--- BEGIN Records for the exercise ---

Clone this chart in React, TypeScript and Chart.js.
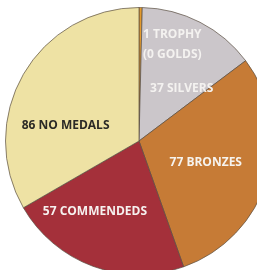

--- END Records for the exercise ---
--- BEGIN Records for the exercise ---

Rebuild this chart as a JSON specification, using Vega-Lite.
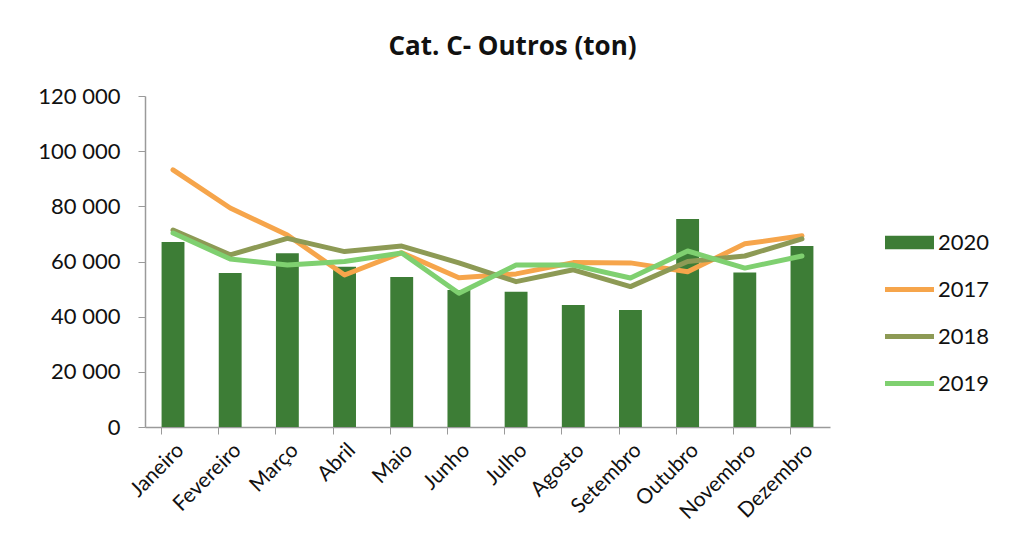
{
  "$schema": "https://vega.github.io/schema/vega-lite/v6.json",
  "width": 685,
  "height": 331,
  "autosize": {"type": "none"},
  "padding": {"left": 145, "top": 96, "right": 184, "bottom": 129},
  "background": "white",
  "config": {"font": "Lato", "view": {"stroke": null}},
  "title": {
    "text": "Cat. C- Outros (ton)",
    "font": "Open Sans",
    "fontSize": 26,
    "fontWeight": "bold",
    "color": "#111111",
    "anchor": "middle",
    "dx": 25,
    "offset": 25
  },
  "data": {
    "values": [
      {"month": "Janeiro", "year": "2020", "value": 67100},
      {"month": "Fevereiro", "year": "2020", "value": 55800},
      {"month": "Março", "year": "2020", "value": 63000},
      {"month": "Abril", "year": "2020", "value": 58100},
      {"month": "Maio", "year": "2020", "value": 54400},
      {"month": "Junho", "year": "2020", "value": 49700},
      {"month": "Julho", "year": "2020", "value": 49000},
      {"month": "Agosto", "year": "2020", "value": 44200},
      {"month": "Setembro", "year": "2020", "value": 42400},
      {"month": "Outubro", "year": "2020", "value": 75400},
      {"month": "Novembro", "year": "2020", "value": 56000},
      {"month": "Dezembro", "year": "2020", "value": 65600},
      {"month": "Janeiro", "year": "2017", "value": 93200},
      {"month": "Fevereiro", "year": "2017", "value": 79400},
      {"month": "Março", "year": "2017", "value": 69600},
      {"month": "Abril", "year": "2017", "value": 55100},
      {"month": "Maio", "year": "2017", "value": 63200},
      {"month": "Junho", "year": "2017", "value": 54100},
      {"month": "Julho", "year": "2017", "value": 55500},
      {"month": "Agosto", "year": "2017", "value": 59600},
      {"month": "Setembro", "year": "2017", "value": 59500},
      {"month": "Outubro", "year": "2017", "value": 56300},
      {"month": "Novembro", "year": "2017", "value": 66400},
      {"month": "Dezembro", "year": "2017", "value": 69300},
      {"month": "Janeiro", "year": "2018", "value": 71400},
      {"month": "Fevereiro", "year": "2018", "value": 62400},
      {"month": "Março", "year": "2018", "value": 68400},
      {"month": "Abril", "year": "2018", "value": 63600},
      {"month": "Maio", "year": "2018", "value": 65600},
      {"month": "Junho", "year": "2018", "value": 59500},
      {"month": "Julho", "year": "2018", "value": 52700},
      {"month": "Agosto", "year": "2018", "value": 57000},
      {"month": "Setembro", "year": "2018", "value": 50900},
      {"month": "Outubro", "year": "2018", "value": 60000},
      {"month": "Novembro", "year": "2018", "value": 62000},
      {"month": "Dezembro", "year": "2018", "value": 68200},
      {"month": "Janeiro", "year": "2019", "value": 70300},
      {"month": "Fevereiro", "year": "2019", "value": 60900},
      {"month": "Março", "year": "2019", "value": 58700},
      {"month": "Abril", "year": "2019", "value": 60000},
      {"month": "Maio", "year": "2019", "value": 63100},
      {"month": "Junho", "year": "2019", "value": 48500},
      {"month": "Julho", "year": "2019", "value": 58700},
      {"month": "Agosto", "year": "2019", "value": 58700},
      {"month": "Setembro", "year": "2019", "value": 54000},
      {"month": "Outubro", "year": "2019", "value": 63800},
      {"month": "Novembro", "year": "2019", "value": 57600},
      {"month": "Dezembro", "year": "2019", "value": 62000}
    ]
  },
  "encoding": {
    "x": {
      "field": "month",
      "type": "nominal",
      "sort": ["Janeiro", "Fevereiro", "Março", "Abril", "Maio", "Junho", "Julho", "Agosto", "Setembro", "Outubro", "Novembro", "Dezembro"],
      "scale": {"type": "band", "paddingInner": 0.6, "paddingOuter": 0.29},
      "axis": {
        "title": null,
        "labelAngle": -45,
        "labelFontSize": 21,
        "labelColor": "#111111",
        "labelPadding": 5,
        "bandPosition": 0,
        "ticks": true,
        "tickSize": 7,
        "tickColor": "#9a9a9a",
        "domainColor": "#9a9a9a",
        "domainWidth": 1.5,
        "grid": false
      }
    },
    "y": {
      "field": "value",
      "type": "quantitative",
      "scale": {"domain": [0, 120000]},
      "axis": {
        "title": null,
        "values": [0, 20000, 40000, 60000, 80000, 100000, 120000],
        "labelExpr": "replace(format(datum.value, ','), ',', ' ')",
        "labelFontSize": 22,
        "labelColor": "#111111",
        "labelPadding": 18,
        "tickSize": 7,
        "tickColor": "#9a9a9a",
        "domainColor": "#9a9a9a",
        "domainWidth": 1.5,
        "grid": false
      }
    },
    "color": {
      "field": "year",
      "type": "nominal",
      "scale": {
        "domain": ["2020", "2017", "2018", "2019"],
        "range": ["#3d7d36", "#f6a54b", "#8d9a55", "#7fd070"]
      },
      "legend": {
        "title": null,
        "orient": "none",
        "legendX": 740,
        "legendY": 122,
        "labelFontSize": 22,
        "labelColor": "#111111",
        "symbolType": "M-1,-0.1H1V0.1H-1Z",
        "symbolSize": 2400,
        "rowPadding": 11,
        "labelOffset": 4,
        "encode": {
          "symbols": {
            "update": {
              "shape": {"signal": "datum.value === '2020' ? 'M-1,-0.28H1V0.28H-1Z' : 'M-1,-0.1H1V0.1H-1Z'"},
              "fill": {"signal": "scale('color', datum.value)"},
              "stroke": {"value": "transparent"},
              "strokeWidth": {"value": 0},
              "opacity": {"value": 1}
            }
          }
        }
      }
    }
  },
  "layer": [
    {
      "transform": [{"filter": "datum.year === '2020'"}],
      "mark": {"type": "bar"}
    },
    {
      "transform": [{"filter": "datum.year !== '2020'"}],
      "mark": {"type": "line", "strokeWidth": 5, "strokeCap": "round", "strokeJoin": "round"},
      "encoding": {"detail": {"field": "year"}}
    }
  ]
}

--- END Records for the exercise ---
--- BEGIN Records for the exercise ---

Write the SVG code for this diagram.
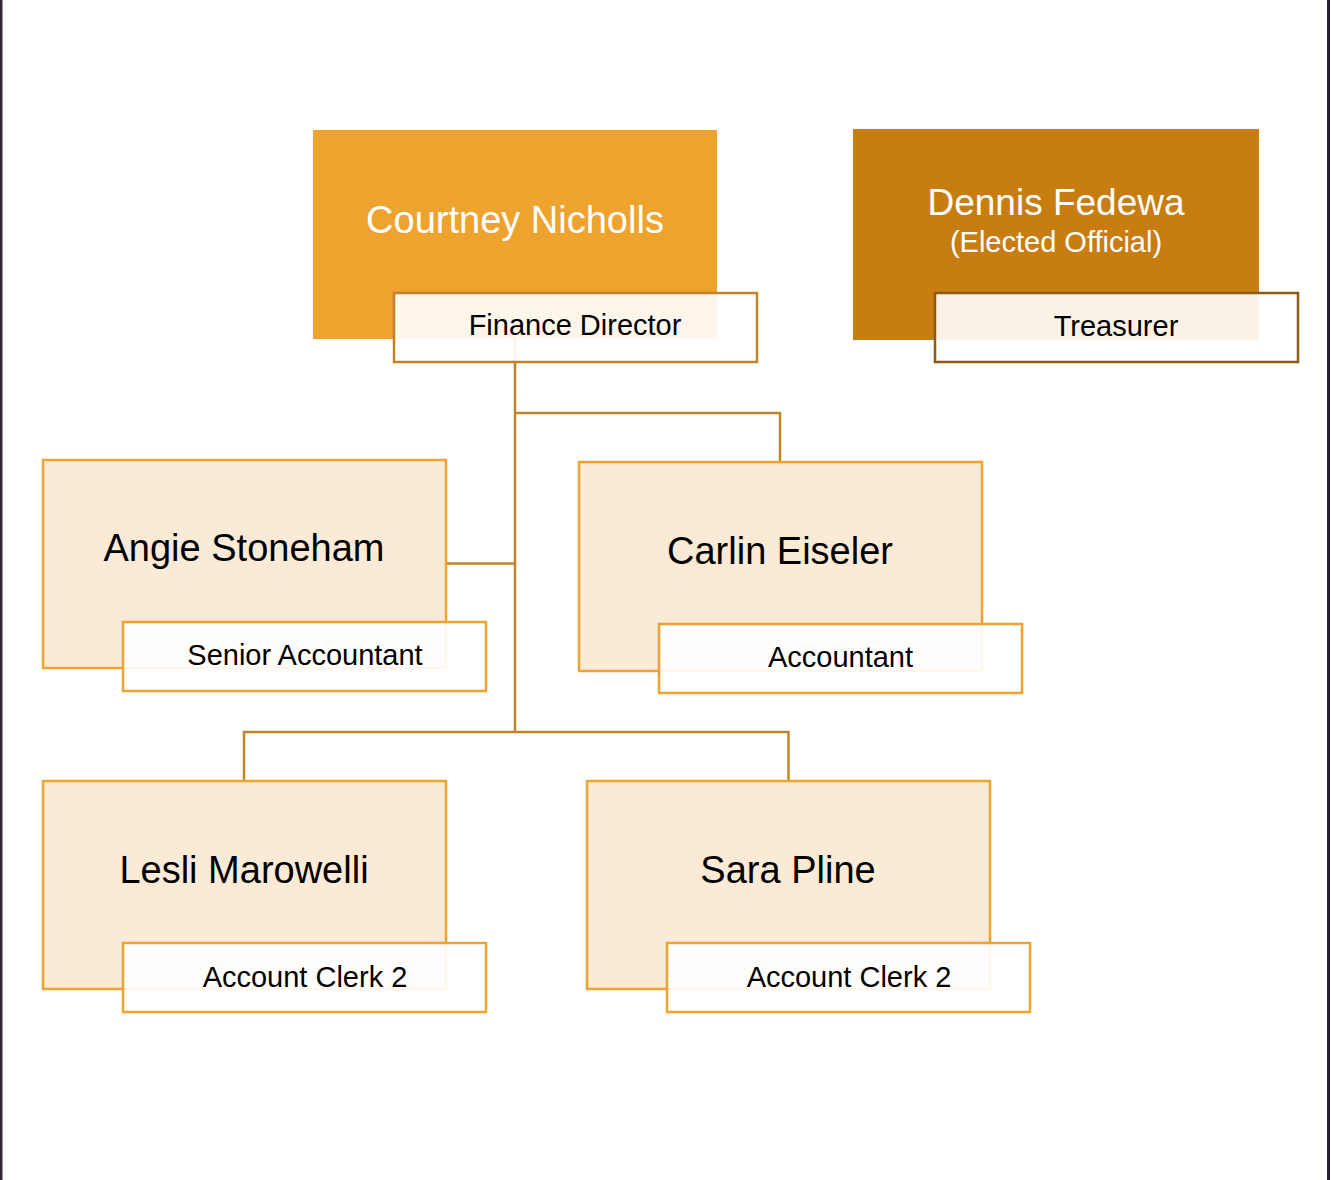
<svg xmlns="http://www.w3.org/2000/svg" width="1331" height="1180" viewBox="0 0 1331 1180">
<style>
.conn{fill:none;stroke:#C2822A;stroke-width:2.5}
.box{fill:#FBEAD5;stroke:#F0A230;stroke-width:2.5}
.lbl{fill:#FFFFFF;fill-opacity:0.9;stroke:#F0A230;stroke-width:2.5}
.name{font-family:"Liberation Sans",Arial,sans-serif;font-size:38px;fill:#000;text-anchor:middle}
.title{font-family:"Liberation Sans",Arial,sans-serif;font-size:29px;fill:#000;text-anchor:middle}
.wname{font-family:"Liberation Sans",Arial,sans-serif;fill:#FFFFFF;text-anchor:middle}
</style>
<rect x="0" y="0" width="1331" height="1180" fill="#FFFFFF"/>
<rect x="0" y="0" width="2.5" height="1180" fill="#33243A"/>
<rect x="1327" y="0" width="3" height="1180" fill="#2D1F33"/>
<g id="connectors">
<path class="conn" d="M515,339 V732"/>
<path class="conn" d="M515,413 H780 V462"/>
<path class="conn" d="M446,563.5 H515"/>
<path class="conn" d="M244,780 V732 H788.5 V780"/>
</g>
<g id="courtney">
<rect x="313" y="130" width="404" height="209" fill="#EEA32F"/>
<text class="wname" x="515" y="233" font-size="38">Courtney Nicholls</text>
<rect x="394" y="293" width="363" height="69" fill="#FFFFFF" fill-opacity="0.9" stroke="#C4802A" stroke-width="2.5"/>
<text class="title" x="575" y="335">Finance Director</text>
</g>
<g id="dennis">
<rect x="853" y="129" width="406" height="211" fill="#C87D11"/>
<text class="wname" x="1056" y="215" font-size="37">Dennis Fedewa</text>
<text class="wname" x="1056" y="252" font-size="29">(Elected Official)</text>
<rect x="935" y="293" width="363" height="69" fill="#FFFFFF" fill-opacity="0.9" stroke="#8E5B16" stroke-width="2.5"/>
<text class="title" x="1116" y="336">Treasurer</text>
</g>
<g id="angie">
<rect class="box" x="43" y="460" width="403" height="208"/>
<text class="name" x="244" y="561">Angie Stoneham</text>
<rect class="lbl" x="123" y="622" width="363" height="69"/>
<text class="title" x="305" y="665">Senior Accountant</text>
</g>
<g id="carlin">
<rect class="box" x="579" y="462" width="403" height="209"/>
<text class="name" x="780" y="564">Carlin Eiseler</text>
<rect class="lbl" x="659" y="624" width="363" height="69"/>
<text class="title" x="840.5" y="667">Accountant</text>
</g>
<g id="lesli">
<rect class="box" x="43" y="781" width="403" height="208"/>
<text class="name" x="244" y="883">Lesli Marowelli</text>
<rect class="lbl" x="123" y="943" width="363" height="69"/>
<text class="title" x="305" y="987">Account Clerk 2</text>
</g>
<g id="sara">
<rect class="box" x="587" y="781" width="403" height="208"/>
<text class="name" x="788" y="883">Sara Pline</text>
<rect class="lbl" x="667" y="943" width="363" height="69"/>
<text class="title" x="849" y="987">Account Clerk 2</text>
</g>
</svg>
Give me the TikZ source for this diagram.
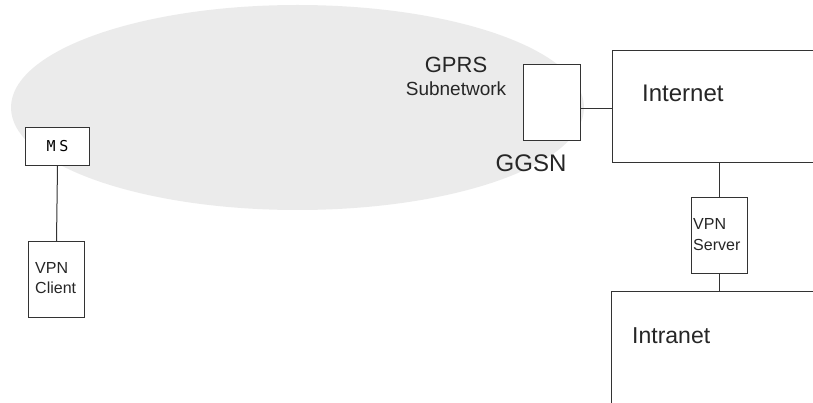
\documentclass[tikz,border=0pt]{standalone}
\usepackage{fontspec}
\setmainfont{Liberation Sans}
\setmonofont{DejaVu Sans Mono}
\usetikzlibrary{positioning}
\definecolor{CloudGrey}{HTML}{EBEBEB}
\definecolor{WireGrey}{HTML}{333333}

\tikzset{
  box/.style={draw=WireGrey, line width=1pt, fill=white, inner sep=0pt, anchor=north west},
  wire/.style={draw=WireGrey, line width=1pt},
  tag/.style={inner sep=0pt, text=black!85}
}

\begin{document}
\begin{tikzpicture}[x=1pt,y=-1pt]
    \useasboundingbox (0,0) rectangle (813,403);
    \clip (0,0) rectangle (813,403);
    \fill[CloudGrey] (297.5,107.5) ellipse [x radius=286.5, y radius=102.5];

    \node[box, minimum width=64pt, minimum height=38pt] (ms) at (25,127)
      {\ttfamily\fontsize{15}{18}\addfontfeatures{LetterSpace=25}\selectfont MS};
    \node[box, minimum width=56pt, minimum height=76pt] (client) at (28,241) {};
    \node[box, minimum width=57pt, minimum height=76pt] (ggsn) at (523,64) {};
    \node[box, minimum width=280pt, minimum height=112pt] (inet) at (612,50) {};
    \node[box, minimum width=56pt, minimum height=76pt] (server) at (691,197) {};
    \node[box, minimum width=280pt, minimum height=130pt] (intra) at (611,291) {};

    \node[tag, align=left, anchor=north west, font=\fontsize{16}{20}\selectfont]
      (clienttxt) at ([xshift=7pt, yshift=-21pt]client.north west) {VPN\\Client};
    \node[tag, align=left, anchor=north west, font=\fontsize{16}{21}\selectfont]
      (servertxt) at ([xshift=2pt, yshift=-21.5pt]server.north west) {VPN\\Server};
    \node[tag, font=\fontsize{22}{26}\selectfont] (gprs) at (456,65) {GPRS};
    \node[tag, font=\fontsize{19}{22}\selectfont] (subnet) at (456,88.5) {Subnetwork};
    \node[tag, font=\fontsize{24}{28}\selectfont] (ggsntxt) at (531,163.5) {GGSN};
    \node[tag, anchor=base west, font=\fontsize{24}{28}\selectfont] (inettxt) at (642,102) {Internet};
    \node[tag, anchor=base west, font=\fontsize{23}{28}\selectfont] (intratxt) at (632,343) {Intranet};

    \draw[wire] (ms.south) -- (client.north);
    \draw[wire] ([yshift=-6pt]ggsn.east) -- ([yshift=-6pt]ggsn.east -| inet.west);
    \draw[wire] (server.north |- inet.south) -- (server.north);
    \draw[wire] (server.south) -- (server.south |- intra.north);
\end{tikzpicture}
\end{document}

--- END Records for the exercise ---

- **Set task**
Reply with nothing but the number of lines in the data above that contain "diagram".

- **Reply to the exercise**
2